Written instruction -> Give back an exact copy of the lines from the start of the material through the line bearing "wavelength = list(range(290, 1740, 10))". Include both ends and nothing else.

Data excerpt ->
########################################
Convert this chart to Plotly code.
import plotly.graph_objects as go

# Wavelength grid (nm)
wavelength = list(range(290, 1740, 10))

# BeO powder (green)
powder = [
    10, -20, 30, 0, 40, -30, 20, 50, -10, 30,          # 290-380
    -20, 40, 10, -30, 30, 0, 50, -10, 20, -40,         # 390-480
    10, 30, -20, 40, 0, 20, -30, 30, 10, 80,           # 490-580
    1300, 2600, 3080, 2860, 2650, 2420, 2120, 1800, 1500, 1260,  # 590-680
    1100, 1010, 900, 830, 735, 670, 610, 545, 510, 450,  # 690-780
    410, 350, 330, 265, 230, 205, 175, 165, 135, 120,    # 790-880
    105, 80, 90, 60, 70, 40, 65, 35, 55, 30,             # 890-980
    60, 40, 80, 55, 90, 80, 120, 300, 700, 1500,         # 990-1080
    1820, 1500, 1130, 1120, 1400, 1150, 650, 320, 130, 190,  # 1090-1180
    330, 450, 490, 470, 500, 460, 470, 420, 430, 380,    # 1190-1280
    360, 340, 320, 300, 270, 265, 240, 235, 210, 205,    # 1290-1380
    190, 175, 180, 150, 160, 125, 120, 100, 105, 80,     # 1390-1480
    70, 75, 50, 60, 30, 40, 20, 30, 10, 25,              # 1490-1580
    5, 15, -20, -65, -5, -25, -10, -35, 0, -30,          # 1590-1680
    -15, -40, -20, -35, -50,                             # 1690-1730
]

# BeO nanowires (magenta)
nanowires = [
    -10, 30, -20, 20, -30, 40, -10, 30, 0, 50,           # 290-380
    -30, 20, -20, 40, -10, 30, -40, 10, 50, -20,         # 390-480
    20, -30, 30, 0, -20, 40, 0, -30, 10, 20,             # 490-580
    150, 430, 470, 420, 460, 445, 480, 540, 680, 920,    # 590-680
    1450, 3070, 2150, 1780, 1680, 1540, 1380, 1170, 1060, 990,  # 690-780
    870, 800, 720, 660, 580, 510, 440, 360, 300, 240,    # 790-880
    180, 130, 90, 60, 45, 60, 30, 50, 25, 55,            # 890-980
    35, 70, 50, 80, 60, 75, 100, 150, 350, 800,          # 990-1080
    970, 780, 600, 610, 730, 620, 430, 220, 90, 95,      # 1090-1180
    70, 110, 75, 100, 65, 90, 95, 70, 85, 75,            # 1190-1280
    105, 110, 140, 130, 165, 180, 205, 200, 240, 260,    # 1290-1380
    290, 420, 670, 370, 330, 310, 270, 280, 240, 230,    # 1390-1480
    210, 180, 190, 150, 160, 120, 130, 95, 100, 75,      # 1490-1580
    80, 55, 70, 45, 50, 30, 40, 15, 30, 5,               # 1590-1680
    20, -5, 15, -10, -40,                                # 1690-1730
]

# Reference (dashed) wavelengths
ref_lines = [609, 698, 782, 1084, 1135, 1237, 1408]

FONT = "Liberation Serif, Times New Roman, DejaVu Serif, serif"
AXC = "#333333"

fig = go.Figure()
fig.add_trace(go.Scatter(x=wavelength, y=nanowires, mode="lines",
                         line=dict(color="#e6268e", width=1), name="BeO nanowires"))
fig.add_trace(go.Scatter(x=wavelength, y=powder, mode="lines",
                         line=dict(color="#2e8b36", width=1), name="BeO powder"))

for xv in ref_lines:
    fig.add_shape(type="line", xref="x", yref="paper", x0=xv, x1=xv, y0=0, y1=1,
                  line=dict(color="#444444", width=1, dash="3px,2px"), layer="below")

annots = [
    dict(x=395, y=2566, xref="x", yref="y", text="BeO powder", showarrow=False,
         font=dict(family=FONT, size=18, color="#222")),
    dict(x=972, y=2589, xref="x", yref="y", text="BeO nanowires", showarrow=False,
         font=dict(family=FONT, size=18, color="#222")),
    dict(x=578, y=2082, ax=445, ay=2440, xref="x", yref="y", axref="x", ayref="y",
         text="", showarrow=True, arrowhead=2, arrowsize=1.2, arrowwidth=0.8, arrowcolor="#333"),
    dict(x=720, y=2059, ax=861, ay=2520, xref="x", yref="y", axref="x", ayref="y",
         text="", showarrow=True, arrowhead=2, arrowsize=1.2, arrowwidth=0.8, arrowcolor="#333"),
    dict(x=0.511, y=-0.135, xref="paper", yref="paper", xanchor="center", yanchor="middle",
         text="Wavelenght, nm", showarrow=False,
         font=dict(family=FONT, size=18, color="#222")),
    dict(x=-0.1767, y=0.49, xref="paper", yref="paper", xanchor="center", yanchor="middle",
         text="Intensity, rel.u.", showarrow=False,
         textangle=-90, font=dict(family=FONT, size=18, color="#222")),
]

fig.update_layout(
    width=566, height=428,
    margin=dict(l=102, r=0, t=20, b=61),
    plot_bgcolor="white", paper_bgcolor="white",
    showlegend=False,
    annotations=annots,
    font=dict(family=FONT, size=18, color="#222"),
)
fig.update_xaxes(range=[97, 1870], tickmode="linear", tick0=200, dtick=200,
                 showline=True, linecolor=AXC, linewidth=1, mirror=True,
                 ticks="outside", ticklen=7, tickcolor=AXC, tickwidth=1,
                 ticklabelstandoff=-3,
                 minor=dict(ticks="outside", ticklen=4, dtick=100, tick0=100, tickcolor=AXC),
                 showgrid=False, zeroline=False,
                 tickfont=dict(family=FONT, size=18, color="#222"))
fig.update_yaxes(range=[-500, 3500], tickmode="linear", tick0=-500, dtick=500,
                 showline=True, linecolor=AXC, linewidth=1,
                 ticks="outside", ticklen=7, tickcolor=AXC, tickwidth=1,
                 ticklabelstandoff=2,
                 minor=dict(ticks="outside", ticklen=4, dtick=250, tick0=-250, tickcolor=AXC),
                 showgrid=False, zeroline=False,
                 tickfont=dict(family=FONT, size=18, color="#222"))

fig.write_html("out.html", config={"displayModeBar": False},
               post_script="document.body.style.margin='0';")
########################################
Response to this exercise ->
Convert this chart to Plotly code.
import plotly.graph_objects as go

# Wavelength grid (nm)
wavelength = list(range(290, 1740, 10))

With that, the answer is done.